Stored items:
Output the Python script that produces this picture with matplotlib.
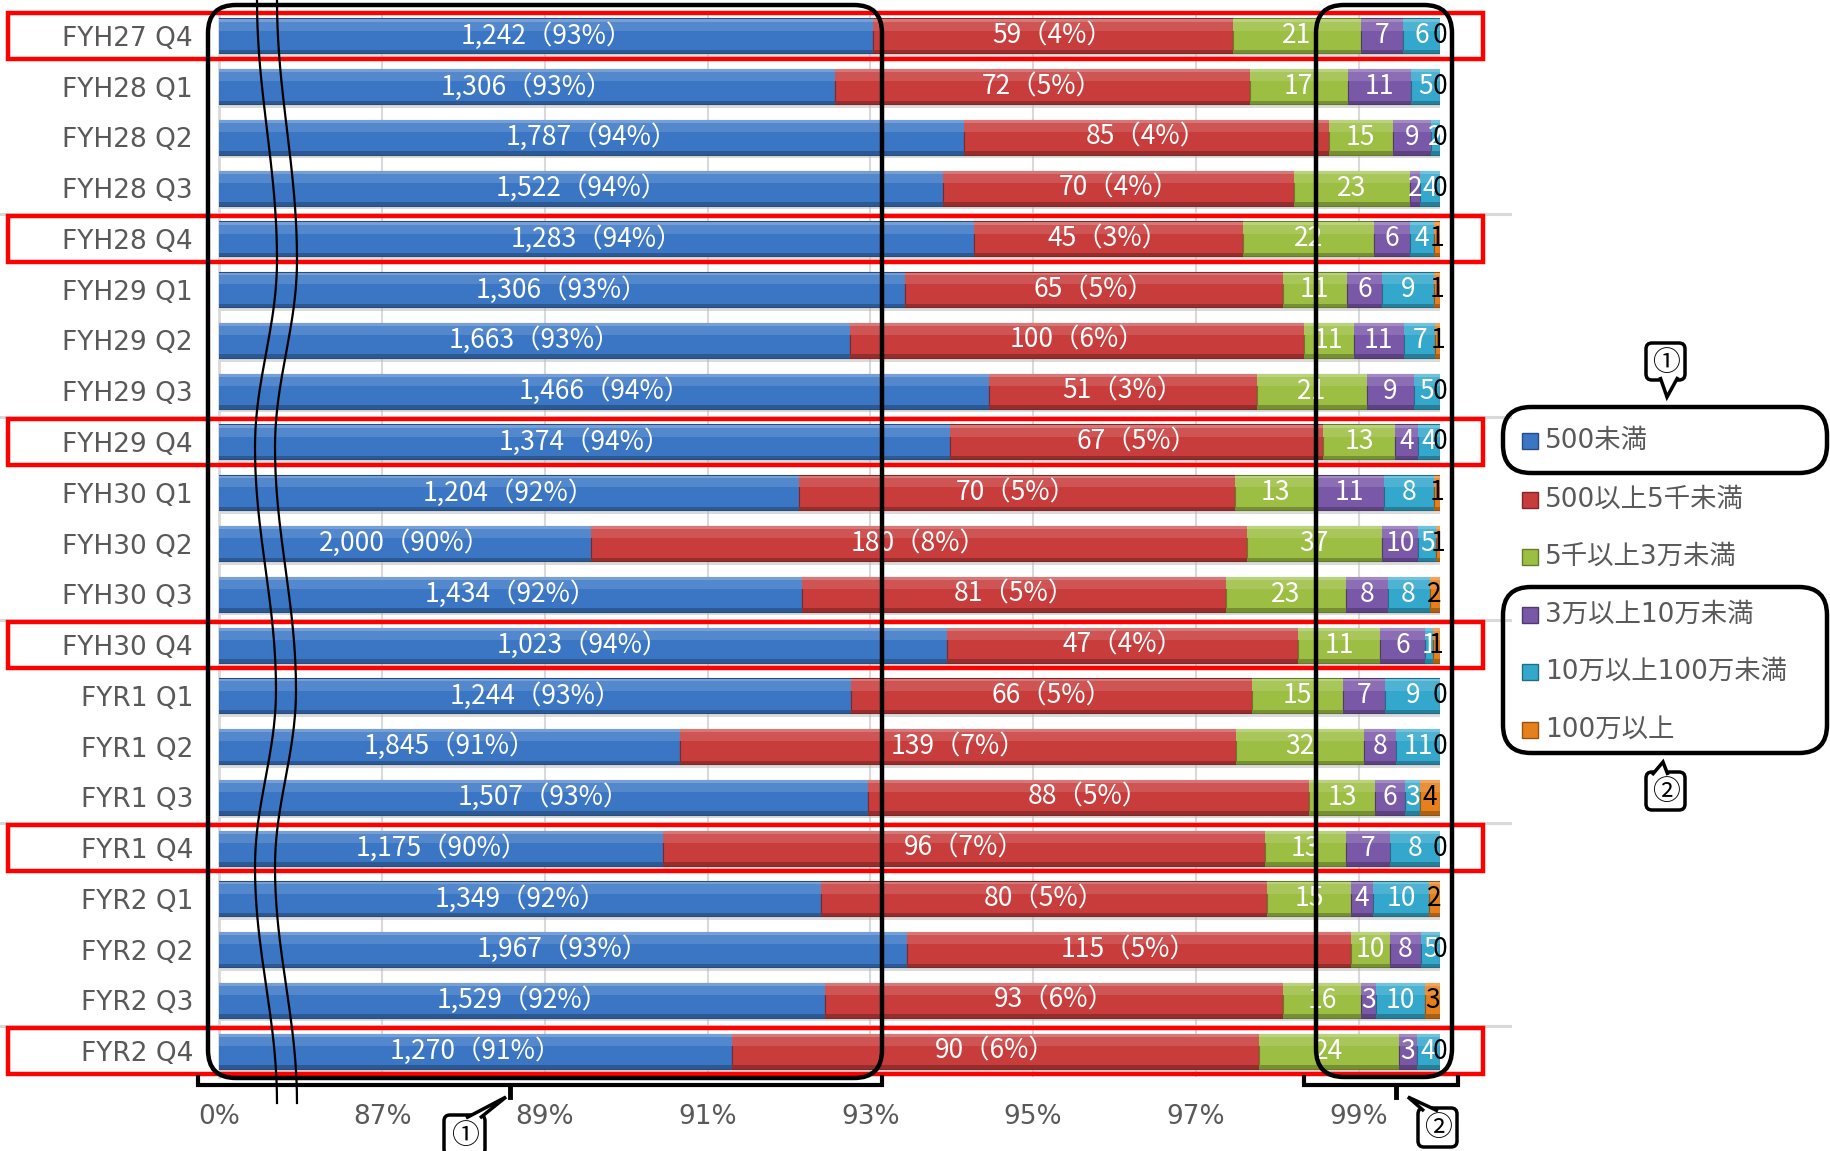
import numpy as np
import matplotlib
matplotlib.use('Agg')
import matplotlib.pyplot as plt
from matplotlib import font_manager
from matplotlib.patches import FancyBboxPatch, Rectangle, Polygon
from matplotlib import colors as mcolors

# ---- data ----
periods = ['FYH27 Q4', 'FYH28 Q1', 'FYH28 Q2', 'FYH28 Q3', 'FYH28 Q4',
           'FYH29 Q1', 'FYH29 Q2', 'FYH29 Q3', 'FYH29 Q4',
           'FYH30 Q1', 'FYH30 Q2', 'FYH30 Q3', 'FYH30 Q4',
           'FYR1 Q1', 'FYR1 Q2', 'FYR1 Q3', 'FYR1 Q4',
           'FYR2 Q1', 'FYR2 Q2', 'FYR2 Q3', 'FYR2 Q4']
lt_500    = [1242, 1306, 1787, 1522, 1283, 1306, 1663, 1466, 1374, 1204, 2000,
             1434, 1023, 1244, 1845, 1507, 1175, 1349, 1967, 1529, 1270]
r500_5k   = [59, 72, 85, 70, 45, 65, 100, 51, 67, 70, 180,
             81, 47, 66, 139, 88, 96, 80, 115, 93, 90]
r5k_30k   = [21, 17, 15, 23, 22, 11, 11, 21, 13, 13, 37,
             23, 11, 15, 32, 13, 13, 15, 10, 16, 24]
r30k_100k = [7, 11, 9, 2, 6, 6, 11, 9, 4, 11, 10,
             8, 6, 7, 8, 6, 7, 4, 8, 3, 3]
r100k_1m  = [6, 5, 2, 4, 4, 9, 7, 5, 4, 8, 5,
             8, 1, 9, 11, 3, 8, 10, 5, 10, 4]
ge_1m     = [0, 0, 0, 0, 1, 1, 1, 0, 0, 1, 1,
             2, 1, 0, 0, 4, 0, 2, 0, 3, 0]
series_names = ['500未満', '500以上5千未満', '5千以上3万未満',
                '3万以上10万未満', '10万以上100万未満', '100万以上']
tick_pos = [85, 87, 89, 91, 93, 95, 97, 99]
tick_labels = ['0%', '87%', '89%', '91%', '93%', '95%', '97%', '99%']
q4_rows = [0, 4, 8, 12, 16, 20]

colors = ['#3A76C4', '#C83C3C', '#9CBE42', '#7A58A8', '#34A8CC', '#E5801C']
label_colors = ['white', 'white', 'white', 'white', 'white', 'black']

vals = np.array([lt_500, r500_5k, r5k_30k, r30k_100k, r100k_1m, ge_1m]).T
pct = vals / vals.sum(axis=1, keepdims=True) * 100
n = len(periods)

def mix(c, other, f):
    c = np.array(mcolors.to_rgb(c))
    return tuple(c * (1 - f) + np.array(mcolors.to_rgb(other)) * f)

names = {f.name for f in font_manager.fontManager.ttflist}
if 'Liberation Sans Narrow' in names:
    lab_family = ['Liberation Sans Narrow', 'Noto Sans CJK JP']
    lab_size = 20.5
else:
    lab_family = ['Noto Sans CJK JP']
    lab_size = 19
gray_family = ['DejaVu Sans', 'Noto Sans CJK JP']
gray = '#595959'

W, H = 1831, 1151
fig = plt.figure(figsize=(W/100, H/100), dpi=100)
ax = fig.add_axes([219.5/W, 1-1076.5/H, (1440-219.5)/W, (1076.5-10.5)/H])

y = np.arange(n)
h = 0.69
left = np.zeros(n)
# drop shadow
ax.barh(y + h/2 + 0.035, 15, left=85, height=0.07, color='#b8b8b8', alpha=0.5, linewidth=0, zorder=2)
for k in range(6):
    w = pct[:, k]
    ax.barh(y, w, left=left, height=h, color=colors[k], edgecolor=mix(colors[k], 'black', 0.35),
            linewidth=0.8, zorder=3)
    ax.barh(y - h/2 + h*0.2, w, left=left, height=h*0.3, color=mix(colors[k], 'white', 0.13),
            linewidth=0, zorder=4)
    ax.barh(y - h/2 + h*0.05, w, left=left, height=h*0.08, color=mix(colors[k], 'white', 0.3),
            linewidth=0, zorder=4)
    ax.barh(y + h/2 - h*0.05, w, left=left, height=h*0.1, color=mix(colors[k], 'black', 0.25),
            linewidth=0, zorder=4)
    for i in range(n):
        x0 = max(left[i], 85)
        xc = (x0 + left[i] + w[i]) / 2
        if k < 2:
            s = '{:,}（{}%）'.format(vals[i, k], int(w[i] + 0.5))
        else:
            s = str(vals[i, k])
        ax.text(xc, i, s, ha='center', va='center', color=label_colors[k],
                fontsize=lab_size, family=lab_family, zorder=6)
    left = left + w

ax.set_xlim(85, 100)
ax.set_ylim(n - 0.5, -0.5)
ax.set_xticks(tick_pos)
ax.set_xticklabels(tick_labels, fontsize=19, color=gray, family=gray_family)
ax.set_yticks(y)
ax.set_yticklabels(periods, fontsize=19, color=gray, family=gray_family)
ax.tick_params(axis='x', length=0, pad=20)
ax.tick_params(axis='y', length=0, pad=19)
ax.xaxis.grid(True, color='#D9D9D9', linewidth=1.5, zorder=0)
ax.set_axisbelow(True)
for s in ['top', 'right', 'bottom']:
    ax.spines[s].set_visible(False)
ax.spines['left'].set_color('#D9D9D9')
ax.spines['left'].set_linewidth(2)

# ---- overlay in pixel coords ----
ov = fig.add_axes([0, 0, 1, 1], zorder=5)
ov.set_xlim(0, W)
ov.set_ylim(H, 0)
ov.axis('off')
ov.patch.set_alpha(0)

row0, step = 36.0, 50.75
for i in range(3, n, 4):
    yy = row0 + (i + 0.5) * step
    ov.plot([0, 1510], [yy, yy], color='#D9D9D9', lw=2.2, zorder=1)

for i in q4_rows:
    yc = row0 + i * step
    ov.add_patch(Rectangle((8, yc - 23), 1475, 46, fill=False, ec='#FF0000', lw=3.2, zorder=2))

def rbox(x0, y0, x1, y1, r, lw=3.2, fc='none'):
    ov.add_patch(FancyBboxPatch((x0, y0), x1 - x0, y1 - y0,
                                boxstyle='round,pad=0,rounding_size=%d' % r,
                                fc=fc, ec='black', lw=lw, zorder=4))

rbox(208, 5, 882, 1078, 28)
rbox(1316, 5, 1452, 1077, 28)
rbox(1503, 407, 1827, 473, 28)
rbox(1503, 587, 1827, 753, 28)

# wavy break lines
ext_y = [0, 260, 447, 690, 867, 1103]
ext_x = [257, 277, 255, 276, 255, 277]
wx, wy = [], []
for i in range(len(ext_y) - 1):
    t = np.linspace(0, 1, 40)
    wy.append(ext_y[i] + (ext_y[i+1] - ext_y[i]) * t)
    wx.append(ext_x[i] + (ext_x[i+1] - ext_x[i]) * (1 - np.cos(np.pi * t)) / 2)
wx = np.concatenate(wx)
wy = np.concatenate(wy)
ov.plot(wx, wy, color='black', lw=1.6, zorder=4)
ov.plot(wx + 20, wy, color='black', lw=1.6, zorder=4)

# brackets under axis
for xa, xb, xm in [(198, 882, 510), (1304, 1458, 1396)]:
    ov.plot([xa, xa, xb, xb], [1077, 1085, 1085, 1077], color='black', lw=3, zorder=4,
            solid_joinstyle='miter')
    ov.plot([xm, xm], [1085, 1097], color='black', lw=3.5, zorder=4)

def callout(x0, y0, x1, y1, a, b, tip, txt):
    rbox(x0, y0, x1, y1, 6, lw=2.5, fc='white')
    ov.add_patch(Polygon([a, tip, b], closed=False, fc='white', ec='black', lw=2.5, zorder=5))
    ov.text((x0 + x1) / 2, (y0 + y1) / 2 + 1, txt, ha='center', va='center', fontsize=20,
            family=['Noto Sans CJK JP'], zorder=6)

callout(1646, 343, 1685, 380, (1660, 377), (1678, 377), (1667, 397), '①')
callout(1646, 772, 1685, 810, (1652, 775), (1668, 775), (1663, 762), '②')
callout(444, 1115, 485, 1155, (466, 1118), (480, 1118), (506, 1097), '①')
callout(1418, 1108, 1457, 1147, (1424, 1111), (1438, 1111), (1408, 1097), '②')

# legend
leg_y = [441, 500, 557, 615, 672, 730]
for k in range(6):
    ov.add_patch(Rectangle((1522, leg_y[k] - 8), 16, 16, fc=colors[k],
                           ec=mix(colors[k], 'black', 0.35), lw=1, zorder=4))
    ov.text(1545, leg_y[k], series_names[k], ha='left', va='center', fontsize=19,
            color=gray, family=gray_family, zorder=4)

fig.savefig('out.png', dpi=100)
---
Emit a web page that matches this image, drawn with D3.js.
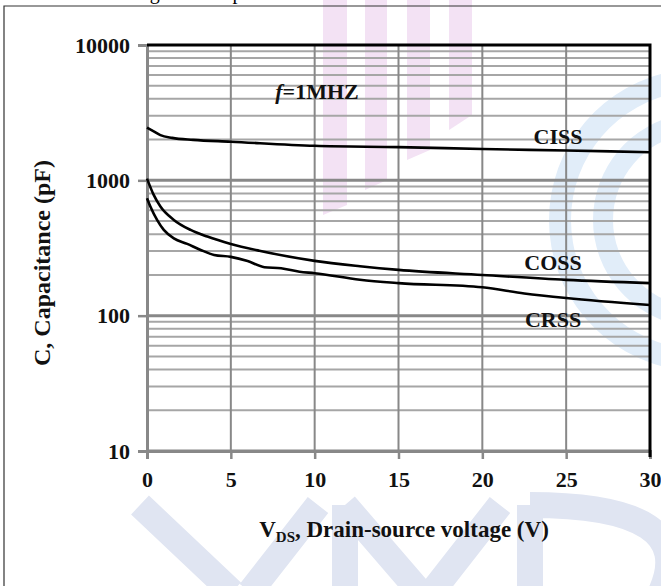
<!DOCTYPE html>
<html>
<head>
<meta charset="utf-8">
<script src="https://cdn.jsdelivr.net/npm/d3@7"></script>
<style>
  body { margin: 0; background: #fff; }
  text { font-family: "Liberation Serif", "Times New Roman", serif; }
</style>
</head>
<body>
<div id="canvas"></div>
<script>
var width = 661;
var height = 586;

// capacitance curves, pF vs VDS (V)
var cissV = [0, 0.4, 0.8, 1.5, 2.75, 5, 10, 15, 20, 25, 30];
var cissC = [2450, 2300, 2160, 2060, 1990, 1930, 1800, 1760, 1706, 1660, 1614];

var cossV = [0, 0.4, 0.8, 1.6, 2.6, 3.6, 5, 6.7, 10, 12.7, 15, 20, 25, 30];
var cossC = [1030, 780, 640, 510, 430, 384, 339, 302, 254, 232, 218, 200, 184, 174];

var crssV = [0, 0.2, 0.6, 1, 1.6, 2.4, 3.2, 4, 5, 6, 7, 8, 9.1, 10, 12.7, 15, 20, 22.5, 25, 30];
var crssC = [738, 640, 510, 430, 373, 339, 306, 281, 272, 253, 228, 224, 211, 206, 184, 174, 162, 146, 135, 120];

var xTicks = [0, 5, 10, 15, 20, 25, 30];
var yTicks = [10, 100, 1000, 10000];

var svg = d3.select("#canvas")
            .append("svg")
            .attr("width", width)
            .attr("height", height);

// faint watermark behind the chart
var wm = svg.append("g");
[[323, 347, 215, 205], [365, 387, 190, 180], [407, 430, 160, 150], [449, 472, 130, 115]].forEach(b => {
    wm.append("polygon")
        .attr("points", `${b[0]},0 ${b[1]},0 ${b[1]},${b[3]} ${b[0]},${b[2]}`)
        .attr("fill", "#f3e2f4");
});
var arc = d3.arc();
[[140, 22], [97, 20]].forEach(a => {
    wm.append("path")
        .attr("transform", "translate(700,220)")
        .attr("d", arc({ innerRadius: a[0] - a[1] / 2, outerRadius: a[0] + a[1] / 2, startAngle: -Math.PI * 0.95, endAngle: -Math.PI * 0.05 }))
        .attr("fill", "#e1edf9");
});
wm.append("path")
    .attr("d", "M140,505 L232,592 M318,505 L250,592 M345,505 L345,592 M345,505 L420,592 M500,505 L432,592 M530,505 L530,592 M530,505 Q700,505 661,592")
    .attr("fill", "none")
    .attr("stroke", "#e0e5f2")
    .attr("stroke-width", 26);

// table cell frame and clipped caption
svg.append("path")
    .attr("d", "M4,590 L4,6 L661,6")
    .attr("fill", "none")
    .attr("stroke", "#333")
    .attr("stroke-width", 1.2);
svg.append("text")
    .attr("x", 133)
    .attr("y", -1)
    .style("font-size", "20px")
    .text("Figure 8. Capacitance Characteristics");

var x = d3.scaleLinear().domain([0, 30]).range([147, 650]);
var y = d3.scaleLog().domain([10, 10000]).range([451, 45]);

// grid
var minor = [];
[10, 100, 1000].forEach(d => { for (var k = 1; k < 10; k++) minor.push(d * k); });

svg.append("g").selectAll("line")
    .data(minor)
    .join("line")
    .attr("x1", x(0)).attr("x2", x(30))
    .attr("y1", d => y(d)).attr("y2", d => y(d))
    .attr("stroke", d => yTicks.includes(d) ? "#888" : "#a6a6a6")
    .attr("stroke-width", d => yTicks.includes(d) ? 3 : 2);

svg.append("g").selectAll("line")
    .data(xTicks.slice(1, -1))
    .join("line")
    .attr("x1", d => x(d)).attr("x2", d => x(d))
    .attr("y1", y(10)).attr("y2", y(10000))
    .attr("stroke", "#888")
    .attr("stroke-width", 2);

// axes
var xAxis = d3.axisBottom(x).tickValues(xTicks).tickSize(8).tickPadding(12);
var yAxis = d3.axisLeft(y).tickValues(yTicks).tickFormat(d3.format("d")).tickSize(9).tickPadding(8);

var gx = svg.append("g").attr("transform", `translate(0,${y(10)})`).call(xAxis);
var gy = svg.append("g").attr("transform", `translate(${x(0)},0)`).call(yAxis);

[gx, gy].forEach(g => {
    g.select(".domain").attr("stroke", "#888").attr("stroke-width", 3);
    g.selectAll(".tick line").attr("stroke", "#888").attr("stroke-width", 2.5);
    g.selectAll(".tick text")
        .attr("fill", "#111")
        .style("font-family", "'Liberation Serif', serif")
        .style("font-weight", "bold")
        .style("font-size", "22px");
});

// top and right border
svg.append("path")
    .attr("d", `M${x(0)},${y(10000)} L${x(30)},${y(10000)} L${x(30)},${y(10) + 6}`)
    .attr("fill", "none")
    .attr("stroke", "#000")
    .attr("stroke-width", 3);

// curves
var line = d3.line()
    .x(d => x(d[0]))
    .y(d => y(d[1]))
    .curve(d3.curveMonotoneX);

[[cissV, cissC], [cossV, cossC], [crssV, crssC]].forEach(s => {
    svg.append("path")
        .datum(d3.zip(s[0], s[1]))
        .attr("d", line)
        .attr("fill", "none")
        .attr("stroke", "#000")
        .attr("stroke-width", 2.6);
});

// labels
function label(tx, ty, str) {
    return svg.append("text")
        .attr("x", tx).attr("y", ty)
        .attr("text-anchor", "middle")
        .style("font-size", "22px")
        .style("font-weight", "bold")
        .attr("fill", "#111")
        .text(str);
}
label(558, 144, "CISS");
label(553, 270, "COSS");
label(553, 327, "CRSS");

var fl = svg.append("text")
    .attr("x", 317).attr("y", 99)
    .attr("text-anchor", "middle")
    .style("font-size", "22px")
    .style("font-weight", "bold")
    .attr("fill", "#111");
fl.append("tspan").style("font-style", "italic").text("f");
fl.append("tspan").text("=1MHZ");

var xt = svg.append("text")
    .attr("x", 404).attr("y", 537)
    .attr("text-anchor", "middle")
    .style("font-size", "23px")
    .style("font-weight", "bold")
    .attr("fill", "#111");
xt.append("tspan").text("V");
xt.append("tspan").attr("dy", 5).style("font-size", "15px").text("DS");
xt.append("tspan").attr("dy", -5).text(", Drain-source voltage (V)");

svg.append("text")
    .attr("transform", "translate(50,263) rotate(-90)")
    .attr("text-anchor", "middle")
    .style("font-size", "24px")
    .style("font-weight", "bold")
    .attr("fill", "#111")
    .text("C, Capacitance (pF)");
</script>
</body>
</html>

> [Task goal] Reproduce exactly the run of lines beginning with the one that contains "Emit a web page" and ending with the one that contains "1706, 1660, 1614];". Do not include pictures.

> [Output for this exercise]
Emit a web page that matches this image, drawn with D3.js.
<!DOCTYPE html>
<html>
<head>
<meta charset="utf-8">
<script src="https://cdn.jsdelivr.net/npm/d3@7"></script>
<style>
  body { margin: 0; background: #fff; }
  text { font-family: "Liberation Serif", "Times New Roman", serif; }
</style>
</head>
<body>
<div id="canvas"></div>
<script>
var width = 661;
var height = 586;

// capacitance curves, pF vs VDS (V)
var cissV = [0, 0.4, 0.8, 1.5, 2.75, 5, 10, 15, 20, 25, 30];
var cissC = [2450, 2300, 2160, 2060, 1990, 1930, 1800, 1760, 1706, 1660, 1614];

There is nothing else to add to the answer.